4 minute read

A couple that has planned any kind of urban event, a corporate dinner, a milestone birthday, or a rehearsal dinner at a private restaurant room, arrives at a mountain wedding planning with a mental framework that applies reasonably well to about sixty percent of the decisions they need to make and fails them on the rest. The sixty percent that transfers is the stuff that’s universal to any event: guest count, catering selection, photography, florals, and the program sequence. The forty percent that doesn’t transfer is logistics, and mountain logistics in particular, and that’s the part that produces the surprises that show up in every post-wedding debrief from couples who did their planning without fully accounting for what the setting was going to require from them operationally.

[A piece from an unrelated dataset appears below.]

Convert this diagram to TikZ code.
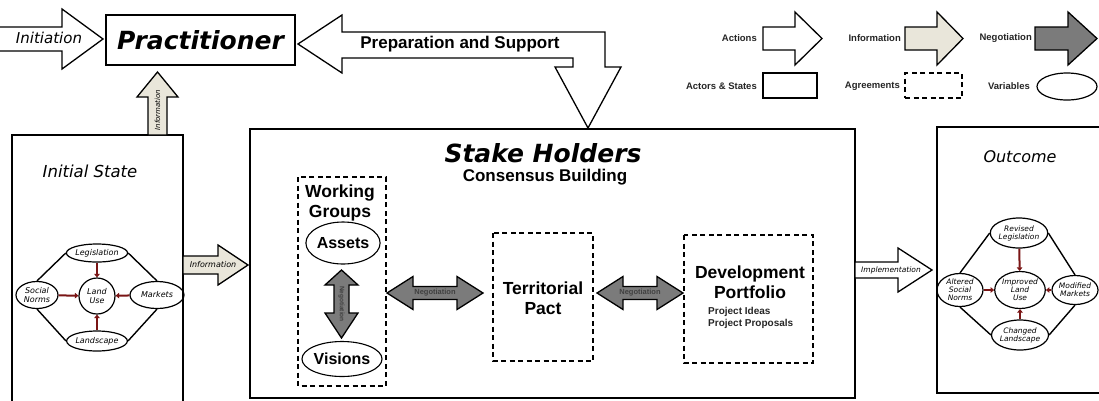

What Vendor Access Actually Means Two Hours From the City

Urban wedding vendors operate within a geography they know. The caterer has delivered to that hotel ballroom thirty times. The florist knows which service entrance to use and how long the elevator takes when it’s loaded with arrangements. The AV company has the room’s power drop locations memorized. That accumulated familiarity with the physical environment produces a smoothness on event day that has nothing to do with talent and everything to do with repetition in a known space.

Wedding venues in north Georgia operate in a different vendor geography. A caterer driving two hours from Atlanta to a mountain property they’ve never worked at before is managing the same logistical challenges they’d manage in a familiar urban venue plus the additional variables of an unfamiliar kitchen or prep space, a delivery access situation they haven’t navigated, and a return drive at the end of a long event day that affects how they staff and schedule. Vendors who work mountain venues regularly have absorbed those variables through repetition. Vendors who haven’t worked mountain venues are absorbing them for the first time on your wedding day.

The preferred vendor list that most mountain venues maintain exists partly as a revenue mechanism and partly as a genuine operational solution to this problem. A caterer who has worked a specific mountain property twenty times knows where the generator hookup is, knows that the prep kitchen runs hot in summer and needs extra ventilation planning, knows that the gravel access road requires a specific vehicle type to navigate with a full load. That knowledge has real value on event day regardless of whether the caterer was chosen for it or for their menu.

Guest Transportation as a Non-Optional Planning Layer

Urban weddings occasionally involve guest transportation. Mountain weddings almost always require it if the couple wants guests to drink freely and the venue is on a winding two-lane road that becomes genuinely treacherous after dark for someone who had three glasses of wine at the reception. That’s not a hypothetical scenario. It’s the standard end-of-evening reality at most mountain properties, and the couples who plan for it in advance produce a different guest experience than those who discover the problem at 10pm when the first guests are trying to figure out how to get back to their hotel.

Shuttle logistics from a mountain venue require more lead time than urban transportation coordination because the vehicles need to navigate roads that aren’t always accessible to full-size coach buses, the pickup and drop-off locations need to be scouted in advance, and the timing needs to account for the drive time between the venue and wherever guests are staying, which at a mountain property can be thirty to forty-five minutes each direction rather than the ten-minute loop of an urban hotel pickup.

Weather Planning That Goes Several Steps Further Than Having a Backup

Most venues offer a weather contingency and most couples acknowledge it during planning without actually working through what activating it requires operationally. At a mountain property, that gap between having a backup plan and having a functional backup plan is wider than it is at an urban venue, because the backup at a mountain property is often a different physical structure rather than a different room in the same building, and moving an outdoor ceremony setup into that structure involves a sequence of decisions and actions that needs to be rehearsed before the wedding morning rather than improvised during it.

Temperature is the other mountain weather variable that urban planning frameworks don’t prepare couples for. A September evening in the north Georgia mountains can be fifteen degrees cooler than Atlanta on the same night, and guests who dressed for an Atlanta September and are sitting outside at a mountain ceremony at 6pm are noticeably uncomfortable in a way that affects how they experience the event regardless of how beautiful everything else is.